- [To be done]: Your job is to return the lines between the line holding "Write a Python" and the line holding "from matplotlib.lines import Line2D", inclusive, exactly and with no pictures.

- [Stored records]:

▶

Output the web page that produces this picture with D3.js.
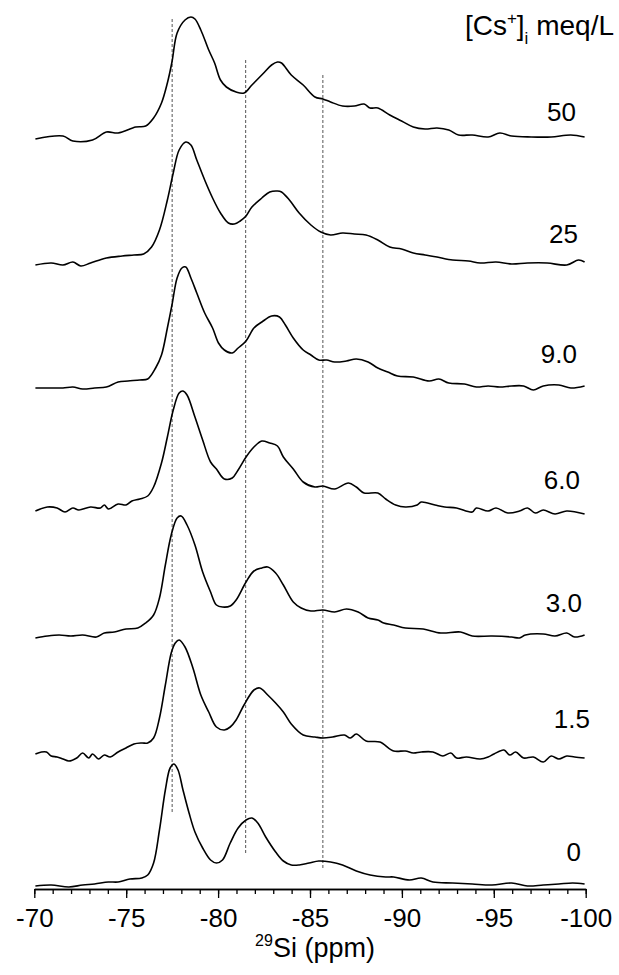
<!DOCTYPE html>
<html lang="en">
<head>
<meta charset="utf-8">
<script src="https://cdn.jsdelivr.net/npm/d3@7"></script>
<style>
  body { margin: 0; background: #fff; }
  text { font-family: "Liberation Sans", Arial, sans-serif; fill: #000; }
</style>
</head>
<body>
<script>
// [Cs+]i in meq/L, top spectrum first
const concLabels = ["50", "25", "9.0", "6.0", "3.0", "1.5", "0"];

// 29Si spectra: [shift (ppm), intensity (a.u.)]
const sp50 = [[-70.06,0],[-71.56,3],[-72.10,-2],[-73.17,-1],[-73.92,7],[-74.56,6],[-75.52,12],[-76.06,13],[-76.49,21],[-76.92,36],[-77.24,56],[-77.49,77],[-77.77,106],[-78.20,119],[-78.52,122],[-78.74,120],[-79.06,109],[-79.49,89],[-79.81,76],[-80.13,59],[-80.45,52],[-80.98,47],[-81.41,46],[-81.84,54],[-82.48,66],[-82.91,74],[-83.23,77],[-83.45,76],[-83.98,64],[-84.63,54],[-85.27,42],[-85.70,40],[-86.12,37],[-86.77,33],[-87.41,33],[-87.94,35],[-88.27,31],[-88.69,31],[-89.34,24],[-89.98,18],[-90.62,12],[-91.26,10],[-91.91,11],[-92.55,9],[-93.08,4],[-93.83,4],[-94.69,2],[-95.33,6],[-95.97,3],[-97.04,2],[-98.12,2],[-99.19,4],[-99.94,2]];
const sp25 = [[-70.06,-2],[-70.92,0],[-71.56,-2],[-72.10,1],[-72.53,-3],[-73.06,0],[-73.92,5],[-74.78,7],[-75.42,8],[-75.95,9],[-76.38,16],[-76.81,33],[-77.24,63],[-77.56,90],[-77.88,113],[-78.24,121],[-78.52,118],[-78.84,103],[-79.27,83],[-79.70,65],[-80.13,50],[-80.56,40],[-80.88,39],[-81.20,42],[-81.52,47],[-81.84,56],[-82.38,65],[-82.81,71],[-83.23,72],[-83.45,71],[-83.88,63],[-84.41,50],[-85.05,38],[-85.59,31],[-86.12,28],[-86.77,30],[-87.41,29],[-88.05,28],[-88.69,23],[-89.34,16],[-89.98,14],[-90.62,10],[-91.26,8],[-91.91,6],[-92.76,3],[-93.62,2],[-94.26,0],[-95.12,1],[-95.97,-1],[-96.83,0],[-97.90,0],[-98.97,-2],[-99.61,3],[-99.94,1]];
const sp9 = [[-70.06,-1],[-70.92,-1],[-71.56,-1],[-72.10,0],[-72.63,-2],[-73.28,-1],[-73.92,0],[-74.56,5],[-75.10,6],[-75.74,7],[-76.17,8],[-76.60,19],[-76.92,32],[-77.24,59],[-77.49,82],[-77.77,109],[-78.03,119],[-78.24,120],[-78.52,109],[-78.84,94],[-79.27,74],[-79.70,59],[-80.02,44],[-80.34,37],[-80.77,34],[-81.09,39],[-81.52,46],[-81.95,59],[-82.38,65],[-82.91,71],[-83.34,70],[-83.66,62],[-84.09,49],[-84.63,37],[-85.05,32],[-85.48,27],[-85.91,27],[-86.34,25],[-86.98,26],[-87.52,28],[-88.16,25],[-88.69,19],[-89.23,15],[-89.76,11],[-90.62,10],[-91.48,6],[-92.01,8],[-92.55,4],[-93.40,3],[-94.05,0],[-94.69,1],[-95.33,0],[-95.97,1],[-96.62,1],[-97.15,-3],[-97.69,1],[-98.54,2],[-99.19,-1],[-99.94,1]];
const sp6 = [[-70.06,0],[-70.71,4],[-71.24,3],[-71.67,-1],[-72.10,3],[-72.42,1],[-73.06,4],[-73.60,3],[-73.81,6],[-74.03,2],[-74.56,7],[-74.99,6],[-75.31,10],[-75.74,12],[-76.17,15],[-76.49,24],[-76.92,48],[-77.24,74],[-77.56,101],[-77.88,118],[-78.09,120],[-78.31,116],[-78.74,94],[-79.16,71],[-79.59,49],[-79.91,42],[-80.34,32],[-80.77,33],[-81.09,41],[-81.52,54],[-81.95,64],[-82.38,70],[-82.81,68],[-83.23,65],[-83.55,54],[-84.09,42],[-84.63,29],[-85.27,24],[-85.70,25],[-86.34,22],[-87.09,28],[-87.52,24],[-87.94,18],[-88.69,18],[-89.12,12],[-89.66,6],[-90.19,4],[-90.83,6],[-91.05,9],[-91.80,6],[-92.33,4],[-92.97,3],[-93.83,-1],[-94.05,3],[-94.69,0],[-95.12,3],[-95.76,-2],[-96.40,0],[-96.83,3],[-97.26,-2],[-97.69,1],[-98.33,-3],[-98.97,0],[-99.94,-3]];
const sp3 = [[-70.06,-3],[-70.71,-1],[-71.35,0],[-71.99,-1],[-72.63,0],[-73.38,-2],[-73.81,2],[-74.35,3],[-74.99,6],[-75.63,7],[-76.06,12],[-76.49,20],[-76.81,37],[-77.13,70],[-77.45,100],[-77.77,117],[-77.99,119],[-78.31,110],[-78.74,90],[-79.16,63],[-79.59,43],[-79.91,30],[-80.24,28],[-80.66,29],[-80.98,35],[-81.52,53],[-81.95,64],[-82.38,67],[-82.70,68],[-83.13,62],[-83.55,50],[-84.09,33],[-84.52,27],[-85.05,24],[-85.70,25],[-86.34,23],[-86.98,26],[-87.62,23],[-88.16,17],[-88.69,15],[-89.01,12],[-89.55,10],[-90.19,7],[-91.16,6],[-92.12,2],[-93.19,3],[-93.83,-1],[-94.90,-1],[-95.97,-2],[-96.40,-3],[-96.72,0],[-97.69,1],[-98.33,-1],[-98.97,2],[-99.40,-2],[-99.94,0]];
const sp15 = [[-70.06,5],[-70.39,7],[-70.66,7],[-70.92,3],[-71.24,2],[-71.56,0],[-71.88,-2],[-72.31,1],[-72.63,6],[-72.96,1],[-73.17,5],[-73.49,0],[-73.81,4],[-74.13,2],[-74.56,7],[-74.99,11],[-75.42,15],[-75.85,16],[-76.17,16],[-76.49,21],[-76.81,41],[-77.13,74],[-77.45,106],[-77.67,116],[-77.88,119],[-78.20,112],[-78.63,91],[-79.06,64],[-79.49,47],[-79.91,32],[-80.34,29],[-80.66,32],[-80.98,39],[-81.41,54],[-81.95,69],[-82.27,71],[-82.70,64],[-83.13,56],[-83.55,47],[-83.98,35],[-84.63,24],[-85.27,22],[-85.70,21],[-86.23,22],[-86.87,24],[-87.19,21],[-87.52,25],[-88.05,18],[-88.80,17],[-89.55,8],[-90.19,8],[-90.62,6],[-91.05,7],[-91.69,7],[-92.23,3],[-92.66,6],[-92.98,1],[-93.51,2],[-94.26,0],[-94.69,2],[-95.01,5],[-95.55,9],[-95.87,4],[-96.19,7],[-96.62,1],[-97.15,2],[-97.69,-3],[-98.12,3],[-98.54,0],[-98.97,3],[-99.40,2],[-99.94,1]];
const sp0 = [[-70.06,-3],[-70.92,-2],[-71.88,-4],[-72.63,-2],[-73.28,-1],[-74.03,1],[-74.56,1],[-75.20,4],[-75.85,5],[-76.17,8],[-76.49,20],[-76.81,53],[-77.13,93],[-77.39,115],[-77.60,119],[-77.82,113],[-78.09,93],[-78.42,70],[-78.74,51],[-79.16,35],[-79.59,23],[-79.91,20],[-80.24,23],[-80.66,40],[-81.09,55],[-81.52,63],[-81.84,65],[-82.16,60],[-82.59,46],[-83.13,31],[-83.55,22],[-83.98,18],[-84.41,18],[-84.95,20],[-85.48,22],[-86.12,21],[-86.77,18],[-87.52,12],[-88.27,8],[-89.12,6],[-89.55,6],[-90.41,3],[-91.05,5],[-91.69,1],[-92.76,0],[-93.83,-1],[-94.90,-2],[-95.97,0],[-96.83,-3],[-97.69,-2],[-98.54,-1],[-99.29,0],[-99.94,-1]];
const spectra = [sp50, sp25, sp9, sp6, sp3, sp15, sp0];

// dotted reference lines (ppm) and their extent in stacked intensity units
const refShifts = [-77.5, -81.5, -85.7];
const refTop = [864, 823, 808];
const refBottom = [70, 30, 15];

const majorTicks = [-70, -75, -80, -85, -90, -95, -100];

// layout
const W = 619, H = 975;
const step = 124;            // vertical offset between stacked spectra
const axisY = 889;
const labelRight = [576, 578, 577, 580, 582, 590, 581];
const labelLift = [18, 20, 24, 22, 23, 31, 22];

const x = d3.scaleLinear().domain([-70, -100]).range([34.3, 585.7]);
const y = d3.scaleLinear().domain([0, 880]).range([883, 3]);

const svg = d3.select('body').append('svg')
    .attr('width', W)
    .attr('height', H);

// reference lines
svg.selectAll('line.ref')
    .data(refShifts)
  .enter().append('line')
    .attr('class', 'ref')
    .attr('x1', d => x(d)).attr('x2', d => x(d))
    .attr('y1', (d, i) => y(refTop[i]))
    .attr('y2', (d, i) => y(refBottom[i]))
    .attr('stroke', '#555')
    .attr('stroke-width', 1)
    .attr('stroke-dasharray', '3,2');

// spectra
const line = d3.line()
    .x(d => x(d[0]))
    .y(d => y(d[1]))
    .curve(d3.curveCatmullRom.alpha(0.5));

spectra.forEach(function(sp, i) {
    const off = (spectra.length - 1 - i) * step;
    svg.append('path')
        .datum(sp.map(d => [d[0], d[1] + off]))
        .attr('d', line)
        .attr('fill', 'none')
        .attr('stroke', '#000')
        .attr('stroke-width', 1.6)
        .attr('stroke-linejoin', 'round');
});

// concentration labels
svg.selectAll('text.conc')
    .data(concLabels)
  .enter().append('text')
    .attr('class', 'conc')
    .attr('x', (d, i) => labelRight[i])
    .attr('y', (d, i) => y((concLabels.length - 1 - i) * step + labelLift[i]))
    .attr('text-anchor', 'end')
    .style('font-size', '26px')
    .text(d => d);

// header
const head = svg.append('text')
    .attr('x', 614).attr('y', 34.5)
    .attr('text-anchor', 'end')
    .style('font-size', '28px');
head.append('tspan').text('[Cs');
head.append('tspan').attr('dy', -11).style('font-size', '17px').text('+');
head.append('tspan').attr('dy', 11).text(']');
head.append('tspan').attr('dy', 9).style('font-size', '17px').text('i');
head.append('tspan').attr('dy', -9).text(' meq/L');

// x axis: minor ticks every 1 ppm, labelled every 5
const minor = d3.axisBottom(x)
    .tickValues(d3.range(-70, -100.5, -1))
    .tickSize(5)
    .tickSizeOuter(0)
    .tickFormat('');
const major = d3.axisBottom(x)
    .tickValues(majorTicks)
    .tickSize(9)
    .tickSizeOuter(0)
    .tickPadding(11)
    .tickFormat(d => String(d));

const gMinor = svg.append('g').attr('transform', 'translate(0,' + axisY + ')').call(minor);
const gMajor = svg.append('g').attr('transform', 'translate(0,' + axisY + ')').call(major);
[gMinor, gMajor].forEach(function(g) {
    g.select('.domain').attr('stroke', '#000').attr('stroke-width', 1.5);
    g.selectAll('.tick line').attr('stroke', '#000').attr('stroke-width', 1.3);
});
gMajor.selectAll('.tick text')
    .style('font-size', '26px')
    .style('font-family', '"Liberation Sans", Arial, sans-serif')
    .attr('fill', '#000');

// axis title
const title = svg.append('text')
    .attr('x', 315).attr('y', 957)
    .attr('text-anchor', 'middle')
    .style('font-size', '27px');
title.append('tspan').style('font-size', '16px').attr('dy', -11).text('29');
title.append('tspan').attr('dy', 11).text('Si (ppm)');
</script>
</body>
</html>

◀
▶

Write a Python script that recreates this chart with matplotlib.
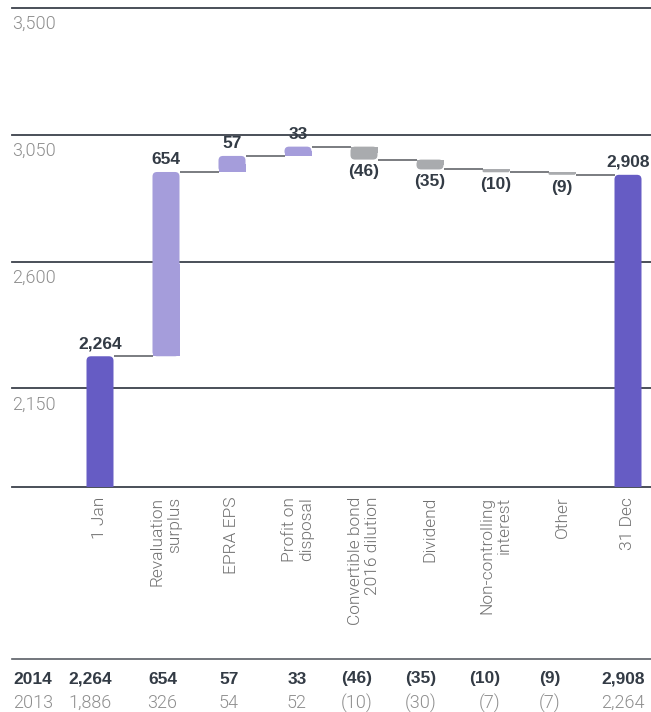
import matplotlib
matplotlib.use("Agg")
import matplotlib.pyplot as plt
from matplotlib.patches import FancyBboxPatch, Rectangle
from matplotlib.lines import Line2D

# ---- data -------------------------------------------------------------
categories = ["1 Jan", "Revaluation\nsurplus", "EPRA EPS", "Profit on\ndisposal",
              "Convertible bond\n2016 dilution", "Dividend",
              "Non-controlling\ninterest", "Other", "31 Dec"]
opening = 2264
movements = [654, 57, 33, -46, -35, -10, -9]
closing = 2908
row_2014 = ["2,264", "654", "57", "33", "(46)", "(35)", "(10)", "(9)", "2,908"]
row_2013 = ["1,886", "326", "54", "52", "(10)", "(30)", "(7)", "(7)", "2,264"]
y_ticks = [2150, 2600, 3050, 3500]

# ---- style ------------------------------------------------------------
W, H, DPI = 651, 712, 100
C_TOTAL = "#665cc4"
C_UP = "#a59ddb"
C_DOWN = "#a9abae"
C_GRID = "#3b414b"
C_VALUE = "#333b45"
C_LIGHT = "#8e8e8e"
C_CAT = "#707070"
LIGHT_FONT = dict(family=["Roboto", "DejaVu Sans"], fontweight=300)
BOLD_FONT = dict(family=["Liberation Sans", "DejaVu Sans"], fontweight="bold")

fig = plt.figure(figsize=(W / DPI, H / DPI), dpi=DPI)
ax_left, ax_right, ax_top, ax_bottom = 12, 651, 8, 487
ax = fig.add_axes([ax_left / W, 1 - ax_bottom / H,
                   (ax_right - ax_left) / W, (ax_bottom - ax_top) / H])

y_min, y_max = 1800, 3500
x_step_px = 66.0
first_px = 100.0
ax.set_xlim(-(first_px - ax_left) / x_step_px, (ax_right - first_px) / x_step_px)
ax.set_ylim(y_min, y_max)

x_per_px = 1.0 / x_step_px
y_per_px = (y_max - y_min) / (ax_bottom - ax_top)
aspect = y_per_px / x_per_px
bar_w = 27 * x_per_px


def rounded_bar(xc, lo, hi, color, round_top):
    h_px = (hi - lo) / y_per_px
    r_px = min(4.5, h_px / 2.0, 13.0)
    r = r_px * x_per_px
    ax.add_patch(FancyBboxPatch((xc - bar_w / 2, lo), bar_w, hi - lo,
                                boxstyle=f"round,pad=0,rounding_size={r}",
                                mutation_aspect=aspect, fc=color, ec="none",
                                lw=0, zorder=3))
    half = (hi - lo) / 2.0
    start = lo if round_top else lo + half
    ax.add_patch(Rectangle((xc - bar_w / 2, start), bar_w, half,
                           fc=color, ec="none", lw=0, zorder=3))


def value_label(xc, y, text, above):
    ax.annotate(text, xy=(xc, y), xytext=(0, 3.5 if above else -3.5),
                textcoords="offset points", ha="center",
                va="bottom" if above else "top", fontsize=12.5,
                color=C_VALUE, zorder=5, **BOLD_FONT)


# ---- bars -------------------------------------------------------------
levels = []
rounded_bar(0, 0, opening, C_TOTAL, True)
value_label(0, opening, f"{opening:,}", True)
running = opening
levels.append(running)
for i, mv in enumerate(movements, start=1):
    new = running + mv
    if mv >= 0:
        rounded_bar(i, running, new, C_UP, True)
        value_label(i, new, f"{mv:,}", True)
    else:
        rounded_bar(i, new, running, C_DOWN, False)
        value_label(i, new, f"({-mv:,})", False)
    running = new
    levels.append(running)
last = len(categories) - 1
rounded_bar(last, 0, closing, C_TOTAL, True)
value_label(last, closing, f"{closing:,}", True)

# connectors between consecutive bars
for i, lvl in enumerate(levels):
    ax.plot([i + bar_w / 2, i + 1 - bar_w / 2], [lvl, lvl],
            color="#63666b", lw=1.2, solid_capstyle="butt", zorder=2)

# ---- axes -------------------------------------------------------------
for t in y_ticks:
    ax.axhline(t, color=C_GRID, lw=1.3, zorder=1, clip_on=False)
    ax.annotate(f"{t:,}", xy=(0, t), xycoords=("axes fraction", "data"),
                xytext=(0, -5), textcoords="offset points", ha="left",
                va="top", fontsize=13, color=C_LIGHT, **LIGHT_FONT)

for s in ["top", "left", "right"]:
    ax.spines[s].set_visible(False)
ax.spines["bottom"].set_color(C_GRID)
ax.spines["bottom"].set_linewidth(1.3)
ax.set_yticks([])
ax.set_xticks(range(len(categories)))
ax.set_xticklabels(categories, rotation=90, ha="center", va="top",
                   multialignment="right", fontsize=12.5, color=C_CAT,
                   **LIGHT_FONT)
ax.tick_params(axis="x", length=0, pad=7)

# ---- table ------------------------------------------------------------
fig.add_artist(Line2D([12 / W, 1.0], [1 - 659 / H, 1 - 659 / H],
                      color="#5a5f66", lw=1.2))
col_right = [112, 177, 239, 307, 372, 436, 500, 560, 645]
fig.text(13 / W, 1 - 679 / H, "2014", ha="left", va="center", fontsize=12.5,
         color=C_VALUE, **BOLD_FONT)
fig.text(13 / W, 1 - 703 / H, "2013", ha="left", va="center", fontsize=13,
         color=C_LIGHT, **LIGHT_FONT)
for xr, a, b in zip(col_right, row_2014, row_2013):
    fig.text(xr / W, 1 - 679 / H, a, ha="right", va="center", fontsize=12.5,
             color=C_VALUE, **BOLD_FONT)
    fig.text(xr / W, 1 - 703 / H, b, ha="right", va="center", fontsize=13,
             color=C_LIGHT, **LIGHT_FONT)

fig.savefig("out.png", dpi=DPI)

◀

- [Correct result]:
Write a Python script that recreates this chart with matplotlib.
import matplotlib
matplotlib.use("Agg")
import matplotlib.pyplot as plt
from matplotlib.patches import FancyBboxPatch, Rectangle
from matplotlib.lines import Line2D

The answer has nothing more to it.